I’ve been thinking about this for a while, and decided to post after I read Robert Green’s Cadalyst series on the “tool worship trap“. These articles describe how easy it can be to get caught up in the promises of new software (and yes, I’ve been there!), and the reality checks you need to be sure your expectations don’t get out of hand.
But this attitude has a flip side: fear of new technology. Or if not fear exactly, a transference of existing issues onto new software. I’m mostly thinking about Revit today, but there will probably be more examples in a future post.
- “We’re over budget because we did this project in Revit.” (Are you sure it’s not because of all the client-driven changes?)
- “Revit should have notified us that the slab openings moved.” (Maybe. But how would we have handled this in AutoCAD?)
- “I thought coordination would be easier now.” (Well, it can be. But you still have to talk to each other.)
Basically, whenever I hear a complaint or an objection to a Revit-based process, I try to find out if it’s an issue now anyway, regardless of software, and whether it’s something that we could fix if we just talked to the person on the other end.
Revit’s not perfect. (Far from it…although it is getting better all the time.) But I don’t think it deserves all the blame it accumulates for problems that are either long-standing collaboration challenges — that could be just as true for two people working on a Word doc — or that can be traced to other project management issues.
Just some Friday musings…
Thanks for site, always happy to get other’s perspective on the s/w tools we use. *However*, can’t agree with your proposition that we ‘blame’ the s/w too much. I don’t use the shortcomings of s/w as an excuse for why we didn’t meet a deadline, etc; *BUT*, there ARE shortcomings of the s/w (speaking of Revit in particular) that cause ALL OF US to bang our heads against a wall trying to figure it out, or work around it.
I *don’t* think that is mere carping for the sake of carping, but valid and necessary complaints about *expensive* s/w which is often failing at elementary tasks. (That Autodesk does NOT appear to respond to these valid complaints only makes it doubly maddening.)
For example, (as an aside, long time AutoCad user, Revit newbie) the plotting control in Revit -in a word- is woeful (I would choose stronger words, but trying to be nice).
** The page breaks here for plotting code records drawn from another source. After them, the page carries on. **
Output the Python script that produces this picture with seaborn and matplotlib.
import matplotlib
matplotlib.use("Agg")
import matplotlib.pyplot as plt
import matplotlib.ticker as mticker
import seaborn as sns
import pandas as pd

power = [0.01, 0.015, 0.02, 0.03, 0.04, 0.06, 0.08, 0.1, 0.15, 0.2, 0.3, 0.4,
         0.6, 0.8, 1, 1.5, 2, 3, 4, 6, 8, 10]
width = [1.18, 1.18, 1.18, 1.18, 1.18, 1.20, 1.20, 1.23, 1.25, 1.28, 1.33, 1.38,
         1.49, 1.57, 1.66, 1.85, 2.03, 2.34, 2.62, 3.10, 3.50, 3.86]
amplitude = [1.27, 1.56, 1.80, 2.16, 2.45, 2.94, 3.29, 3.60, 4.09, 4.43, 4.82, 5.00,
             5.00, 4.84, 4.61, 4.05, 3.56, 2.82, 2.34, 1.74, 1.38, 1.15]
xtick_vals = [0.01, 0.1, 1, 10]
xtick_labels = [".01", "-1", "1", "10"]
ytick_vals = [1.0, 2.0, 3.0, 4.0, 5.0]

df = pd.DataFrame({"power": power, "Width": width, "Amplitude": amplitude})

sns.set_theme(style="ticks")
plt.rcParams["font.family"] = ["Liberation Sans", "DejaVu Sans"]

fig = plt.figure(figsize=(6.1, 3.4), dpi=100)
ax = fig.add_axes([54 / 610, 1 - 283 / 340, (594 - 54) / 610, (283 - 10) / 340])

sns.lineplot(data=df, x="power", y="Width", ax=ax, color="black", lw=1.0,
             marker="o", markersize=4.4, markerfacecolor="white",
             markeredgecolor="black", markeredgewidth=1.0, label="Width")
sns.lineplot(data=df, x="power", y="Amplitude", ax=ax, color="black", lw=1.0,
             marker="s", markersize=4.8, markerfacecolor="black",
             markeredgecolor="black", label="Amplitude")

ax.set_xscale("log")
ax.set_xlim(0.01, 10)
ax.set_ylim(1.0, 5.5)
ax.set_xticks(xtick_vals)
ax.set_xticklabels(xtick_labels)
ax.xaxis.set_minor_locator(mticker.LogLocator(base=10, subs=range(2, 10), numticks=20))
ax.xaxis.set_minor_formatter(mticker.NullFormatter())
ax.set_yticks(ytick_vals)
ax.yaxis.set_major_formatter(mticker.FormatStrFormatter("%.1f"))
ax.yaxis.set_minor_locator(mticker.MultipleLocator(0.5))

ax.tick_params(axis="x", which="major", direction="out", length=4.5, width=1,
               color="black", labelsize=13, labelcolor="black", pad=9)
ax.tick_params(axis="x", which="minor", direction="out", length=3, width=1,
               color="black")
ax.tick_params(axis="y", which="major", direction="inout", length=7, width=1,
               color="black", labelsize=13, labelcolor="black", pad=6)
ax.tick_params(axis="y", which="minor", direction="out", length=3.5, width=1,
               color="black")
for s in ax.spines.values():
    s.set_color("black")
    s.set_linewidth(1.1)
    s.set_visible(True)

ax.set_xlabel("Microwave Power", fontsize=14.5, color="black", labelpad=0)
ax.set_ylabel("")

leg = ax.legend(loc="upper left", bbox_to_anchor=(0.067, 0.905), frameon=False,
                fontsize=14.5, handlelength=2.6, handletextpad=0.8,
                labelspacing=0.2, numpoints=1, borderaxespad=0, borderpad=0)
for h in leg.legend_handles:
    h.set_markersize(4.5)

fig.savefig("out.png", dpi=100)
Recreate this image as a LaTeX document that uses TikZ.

Really, when I ‘got it’ (that there wasn’t something I was missing or doing ‘wrong’, and that plotting control was abysmal), I was stunned that basic plotting functions which the junkiest piece of freeware has had ‘solved’ for a decade, are not available through one of the most expensive pieces of s/w you can get. Seriously, I can’t plot a window of a portion of a plan, detail, etc ? Seriously ? ? ?
90% of the time, I am *not* plotting sheets, or not even views, I am plotting a plan, or a portion thereof, or a detail, or a portion of a section, etc. Revit is a left-handed, red-headed stepchild when it comes to plotting. As far as I’m concerned, there is NO excuse for that regression in functionality. AND, that *does* have an effect on my productivity through NO fault of my own.
As I have done for decades, I will slog through the morass of inefficient s/w tools, and get the job done. That doesn’t mean I (we) don’t have valid complaints about *expensive* s/w which makes us all feel like beta testers all the time.
Just saying we don’t have to be polite, passive, and all-too-accepting of bad s/w behavior that we pay for in time, money, and -not inconsequentially- frustration.